[EXCERPTED DATA start]

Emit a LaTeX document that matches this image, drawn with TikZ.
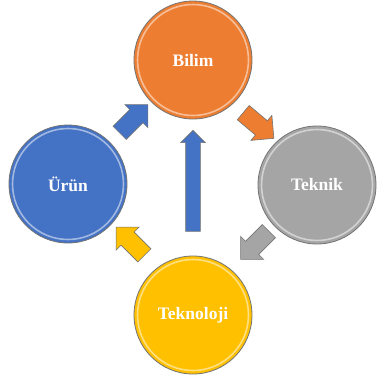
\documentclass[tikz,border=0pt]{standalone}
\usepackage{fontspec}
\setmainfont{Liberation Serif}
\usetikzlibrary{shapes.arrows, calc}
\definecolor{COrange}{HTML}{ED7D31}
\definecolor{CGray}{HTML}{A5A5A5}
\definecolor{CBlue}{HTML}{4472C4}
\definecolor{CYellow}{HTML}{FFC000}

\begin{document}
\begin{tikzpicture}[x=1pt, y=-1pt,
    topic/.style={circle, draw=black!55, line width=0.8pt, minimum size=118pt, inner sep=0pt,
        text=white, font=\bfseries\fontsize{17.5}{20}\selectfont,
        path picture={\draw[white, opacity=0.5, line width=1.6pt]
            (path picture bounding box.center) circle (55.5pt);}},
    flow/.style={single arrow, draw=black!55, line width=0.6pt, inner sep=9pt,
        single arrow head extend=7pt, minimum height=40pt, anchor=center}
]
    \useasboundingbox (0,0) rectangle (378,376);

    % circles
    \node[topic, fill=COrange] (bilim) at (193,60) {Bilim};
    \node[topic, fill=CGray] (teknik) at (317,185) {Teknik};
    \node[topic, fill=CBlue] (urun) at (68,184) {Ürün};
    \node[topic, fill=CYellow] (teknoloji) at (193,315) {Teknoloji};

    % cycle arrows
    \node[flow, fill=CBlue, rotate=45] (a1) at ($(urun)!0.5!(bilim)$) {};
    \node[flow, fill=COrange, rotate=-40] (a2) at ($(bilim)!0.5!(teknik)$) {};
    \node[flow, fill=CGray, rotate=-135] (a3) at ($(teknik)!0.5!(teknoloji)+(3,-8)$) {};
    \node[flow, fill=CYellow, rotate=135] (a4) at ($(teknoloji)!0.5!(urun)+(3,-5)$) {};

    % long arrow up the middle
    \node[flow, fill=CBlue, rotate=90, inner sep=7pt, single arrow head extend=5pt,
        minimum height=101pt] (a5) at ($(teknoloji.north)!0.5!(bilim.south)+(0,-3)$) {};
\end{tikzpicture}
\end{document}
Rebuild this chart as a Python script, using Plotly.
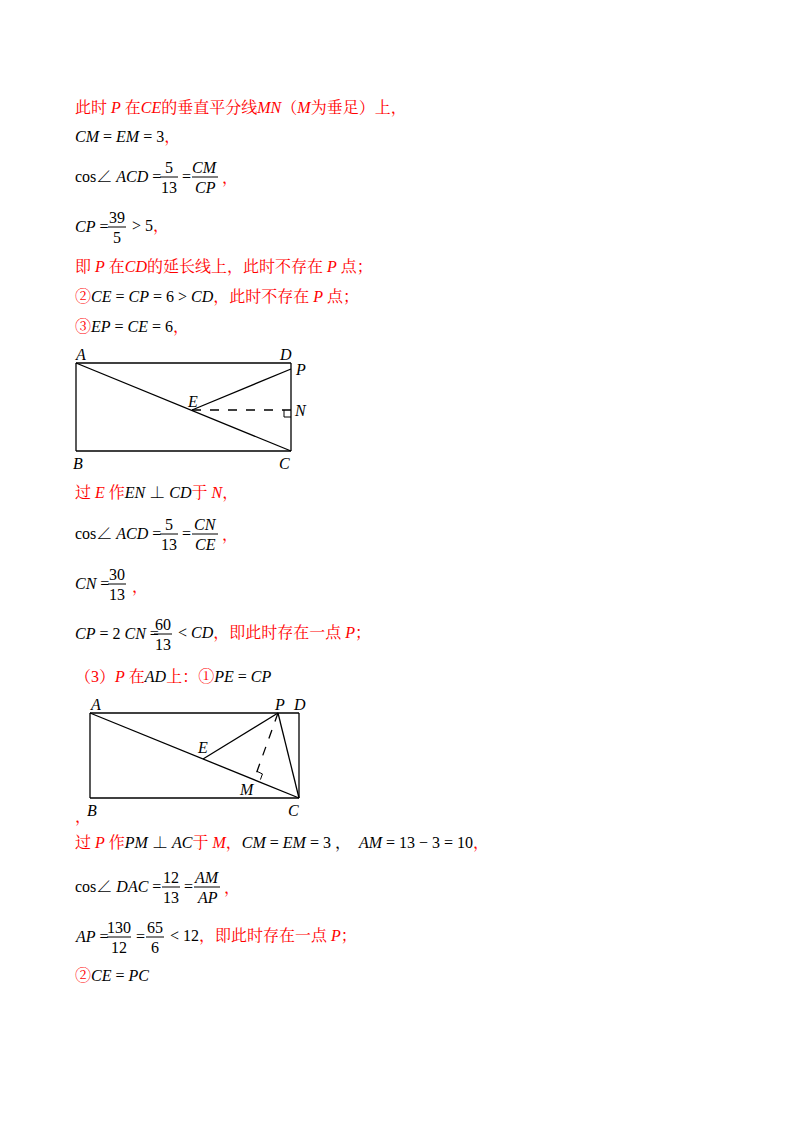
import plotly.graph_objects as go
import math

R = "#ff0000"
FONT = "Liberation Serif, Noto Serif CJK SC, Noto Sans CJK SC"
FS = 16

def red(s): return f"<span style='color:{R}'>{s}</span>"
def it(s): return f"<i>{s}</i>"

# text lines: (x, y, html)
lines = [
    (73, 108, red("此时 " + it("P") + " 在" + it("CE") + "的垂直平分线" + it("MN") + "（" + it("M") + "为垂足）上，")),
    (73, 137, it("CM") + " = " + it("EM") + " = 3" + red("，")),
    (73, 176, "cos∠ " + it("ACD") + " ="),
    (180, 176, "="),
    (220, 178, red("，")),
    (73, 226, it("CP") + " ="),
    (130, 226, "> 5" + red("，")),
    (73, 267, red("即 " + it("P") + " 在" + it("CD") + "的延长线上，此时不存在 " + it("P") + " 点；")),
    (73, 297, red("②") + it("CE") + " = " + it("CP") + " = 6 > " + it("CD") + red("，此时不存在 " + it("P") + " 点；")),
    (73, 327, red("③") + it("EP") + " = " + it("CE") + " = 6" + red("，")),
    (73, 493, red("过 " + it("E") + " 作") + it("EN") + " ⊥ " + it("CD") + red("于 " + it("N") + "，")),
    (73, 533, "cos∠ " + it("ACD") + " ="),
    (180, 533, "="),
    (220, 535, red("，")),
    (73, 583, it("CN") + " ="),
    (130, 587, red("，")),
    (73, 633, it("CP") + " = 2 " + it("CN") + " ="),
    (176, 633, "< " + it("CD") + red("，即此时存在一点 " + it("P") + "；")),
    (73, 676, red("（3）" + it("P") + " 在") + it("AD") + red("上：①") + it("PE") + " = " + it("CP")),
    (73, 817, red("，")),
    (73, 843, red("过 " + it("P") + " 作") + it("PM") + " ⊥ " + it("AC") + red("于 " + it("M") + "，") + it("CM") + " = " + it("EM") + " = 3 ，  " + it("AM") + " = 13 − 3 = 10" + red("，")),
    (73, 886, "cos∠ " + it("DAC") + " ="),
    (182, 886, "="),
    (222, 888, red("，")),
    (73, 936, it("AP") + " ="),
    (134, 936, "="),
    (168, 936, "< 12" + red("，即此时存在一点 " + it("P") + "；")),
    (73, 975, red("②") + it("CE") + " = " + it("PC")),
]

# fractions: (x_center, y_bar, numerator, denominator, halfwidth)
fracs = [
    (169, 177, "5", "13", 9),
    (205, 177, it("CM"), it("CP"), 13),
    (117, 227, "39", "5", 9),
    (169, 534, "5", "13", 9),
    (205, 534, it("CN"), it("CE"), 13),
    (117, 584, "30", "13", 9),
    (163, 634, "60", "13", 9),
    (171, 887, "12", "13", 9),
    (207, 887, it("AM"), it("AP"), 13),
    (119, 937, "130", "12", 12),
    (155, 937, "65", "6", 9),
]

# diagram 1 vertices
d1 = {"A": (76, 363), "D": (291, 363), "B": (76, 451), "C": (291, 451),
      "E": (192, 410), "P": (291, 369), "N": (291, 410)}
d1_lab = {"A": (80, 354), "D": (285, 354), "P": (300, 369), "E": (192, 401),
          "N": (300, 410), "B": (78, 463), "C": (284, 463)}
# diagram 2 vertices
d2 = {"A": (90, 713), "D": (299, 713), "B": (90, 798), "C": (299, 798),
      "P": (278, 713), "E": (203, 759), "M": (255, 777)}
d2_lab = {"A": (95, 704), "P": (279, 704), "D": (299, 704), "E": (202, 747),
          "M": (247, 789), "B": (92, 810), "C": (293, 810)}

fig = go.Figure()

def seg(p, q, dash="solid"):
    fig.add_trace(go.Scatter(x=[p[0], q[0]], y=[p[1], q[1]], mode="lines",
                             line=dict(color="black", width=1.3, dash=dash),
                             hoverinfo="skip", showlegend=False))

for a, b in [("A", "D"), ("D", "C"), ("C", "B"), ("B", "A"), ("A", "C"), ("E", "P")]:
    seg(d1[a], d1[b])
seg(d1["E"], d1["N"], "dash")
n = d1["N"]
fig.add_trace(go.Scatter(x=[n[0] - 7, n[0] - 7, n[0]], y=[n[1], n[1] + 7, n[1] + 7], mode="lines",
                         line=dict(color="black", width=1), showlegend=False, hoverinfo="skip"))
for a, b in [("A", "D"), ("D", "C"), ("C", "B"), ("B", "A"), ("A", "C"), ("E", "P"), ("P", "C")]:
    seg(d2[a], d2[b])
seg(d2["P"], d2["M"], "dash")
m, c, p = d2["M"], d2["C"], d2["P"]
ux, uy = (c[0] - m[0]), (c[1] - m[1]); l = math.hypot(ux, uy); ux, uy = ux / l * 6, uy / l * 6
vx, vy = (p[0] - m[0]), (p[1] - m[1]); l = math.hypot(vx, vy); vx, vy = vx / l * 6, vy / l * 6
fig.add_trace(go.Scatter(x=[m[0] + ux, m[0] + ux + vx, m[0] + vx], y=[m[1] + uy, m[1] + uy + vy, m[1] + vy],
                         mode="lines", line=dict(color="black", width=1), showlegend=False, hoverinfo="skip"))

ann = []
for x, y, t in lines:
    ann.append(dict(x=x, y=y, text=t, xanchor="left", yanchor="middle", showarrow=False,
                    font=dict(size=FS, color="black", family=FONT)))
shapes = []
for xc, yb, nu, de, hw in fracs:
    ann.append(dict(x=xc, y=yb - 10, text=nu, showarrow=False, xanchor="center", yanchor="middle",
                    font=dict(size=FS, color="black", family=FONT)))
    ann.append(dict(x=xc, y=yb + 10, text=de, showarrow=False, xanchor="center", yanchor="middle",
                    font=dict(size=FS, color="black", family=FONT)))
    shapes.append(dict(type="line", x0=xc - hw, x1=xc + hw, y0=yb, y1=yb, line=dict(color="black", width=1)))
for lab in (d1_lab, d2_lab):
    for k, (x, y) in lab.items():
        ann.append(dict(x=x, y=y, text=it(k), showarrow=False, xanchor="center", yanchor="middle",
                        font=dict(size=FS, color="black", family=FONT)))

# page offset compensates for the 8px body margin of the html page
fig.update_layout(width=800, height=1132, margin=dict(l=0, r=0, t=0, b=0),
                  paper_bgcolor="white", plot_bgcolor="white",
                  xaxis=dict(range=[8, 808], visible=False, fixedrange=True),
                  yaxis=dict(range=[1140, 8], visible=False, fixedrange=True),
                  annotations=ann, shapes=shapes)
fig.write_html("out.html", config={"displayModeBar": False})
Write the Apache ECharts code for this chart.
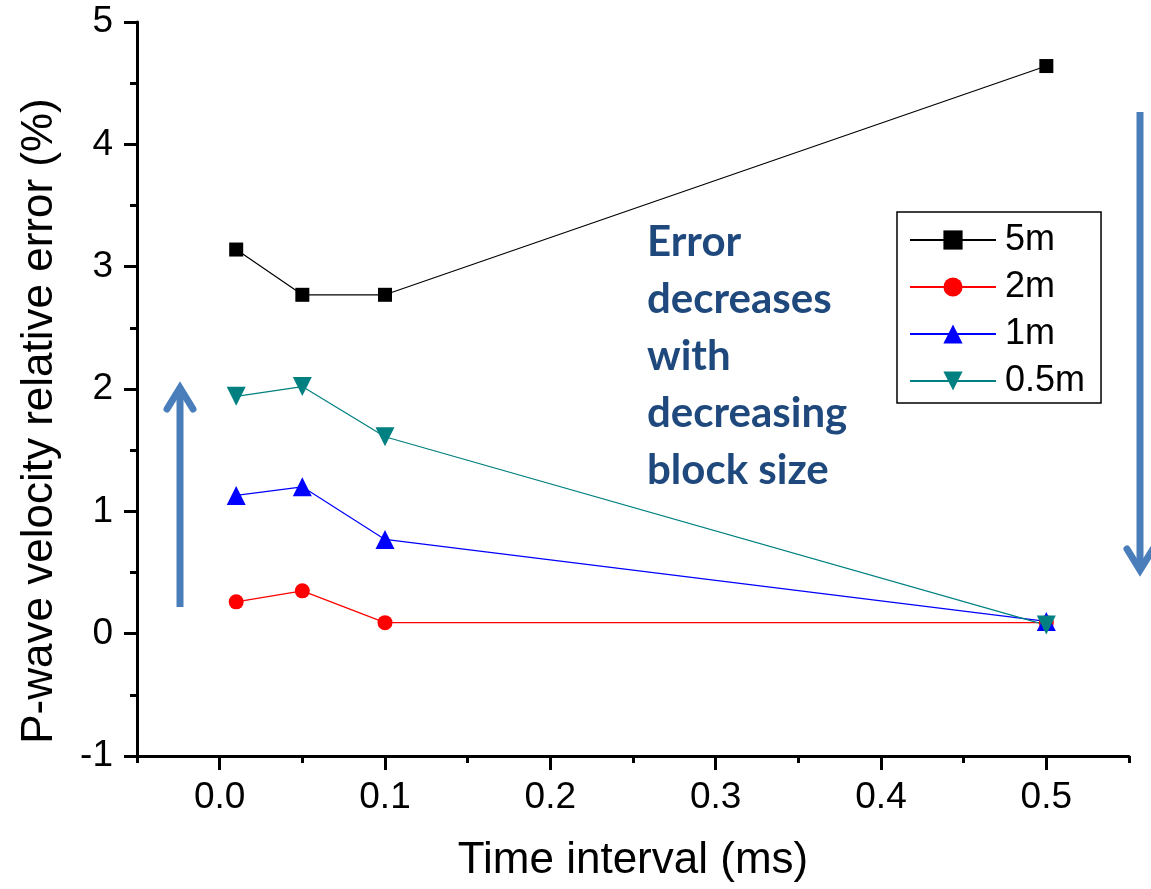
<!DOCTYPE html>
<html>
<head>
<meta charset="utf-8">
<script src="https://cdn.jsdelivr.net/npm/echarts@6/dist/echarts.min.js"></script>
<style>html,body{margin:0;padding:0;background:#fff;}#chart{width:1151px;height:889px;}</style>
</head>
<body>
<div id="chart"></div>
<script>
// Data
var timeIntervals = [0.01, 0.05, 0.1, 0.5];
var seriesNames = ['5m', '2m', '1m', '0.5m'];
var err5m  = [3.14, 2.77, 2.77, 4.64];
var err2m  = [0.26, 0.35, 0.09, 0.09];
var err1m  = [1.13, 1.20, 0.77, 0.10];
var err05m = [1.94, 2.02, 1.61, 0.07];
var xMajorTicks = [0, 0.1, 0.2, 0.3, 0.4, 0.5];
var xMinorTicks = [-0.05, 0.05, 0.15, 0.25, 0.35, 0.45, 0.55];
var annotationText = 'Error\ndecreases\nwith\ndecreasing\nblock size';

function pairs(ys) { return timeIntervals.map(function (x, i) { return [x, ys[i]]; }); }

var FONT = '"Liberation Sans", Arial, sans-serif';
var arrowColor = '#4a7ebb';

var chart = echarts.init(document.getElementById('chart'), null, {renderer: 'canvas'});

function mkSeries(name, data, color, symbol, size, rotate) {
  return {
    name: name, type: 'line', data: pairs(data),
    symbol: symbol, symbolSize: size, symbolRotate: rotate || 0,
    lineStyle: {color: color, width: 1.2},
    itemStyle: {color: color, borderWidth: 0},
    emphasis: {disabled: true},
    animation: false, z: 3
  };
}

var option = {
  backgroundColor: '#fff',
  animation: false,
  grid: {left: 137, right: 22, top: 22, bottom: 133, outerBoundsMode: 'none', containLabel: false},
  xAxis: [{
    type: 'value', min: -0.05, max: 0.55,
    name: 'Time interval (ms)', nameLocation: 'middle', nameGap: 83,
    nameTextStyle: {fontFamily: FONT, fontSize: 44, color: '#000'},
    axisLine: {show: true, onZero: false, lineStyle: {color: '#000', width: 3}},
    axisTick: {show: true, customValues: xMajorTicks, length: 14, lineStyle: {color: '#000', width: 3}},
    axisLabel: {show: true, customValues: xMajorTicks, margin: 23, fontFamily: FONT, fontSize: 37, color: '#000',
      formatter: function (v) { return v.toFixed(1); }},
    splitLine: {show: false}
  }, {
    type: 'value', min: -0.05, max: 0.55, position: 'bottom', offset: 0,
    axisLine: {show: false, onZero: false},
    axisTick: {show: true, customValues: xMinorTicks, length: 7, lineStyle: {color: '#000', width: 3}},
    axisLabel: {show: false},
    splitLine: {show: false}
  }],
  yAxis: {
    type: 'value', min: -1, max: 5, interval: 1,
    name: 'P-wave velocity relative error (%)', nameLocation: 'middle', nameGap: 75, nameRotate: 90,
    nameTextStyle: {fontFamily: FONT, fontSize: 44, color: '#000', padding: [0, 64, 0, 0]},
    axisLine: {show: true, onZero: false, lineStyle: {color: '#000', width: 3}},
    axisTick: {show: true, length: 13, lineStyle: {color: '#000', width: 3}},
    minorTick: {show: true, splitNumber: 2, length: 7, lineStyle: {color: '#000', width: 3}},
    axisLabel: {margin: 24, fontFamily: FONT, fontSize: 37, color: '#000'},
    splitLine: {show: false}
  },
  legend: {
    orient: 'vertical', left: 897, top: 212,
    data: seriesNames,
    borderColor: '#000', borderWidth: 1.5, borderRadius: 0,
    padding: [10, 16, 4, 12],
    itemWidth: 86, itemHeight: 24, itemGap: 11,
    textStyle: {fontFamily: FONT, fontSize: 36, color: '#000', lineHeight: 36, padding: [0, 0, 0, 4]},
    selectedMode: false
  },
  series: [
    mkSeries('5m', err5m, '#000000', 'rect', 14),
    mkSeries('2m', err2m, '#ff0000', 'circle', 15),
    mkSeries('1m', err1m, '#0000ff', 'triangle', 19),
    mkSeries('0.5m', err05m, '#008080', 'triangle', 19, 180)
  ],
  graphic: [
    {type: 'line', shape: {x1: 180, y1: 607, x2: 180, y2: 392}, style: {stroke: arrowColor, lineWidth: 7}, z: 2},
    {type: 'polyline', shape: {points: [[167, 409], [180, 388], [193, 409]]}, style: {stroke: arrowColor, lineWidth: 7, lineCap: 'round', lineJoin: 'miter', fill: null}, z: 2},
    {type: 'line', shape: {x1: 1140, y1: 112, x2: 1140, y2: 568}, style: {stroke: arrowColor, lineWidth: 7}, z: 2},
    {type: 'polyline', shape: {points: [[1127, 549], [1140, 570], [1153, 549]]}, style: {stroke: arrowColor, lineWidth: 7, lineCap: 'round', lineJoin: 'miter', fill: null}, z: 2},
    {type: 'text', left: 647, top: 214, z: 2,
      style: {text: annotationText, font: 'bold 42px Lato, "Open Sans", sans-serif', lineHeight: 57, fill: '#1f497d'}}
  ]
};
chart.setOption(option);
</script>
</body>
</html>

[EXCERPTED DATA end]

§ OBJECTIVE
Your task is to retype exactly the lines from the one containing "Rebuild this chart" through the one containing "def it(s): return", leaving every picture out.

§ FULL OUTPUT
Rebuild this chart as a Python script, using Plotly.
import plotly.graph_objects as go
import math

R = "#ff0000"
FONT = "Liberation Serif, Noto Serif CJK SC, Noto Sans CJK SC"
FS = 16

def red(s): return f"<span style='color:{R}'>{s}</span>"
def it(s): return f"<i>{s}</i>"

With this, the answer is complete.